After a raving busy fortnight of muckspreading, ploughing and planting, we are well on the way to catching up from the setbacks of March’s shock weather. A few plants went in while conditions were still borderline, and may struggle to make that crucial early contact with the soil (which, cultivated before it was quite dry, was more vulnerable to damage under our tyres and feet). But after a week, most plants have sent out an inch of vigorous roots and are away.
The big job this week is dividing and replanting spent rhubarb crowns. Ideally this would have been done in February, but rhubarb, in addition to muck and custard, likes water; we plant it in deep, moisture retentive soil which is only now drying enough to make the work tolerable. The roots, which resemble rotten, lifeless tree stumps, are undercut, lifted and cut into 3-8 sections with spades and machetes. It is crucial to clean off the clinging roots of any perennial weeds before replanting in a weed-free field; couch grass, creeping nettle and creeping buttercup are the banes of organic rhubarb.

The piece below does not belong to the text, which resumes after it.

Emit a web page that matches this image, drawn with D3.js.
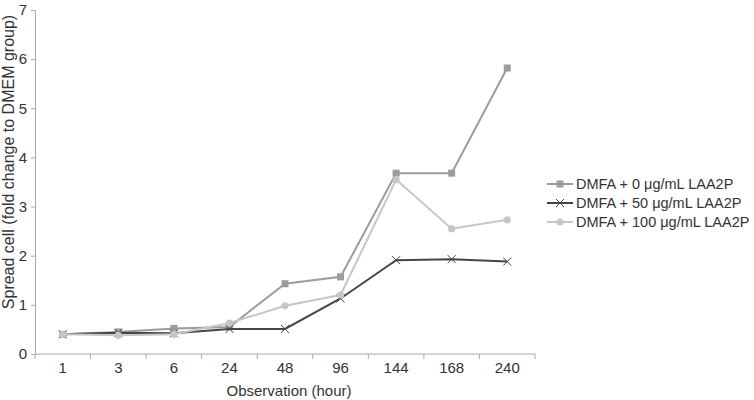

Rhubarb, initially brought from China as a purgative, was almost abandoned in the late 20th century in favour of airfreighted peaches, strawberries and grapes. Now it’s back in fashion with a vengeance. The UK forced rhubarb season starts in January, but planting stock has become very expensive, and we haven’t found a way to make this commercially viable. Instead, our outdoor crop starts in late April and runs through the summer, until the stalks get dry and tough or you lose your appetite for the stuff (whichever comes sooner). We have just started picking the remaining younger crowns, but expect a reduced crop; in such a wet winter, we weren’t able to spread the muck it so loves.
In the woods, we’re in the last week of wild garlic harvesting. As the trees come into leaf above, the leaves on the forest floor will yellow, putting all their remaining energy into seed and bulb production before being shaded out for the summer. The oak is out well before the ash, which, according to folk law, suggests we are ‘in for a splash’ rather than a ‘soak’, i.e. we should look forward to a dry summer – a welcome prospect after a winter from which we are only now recovering.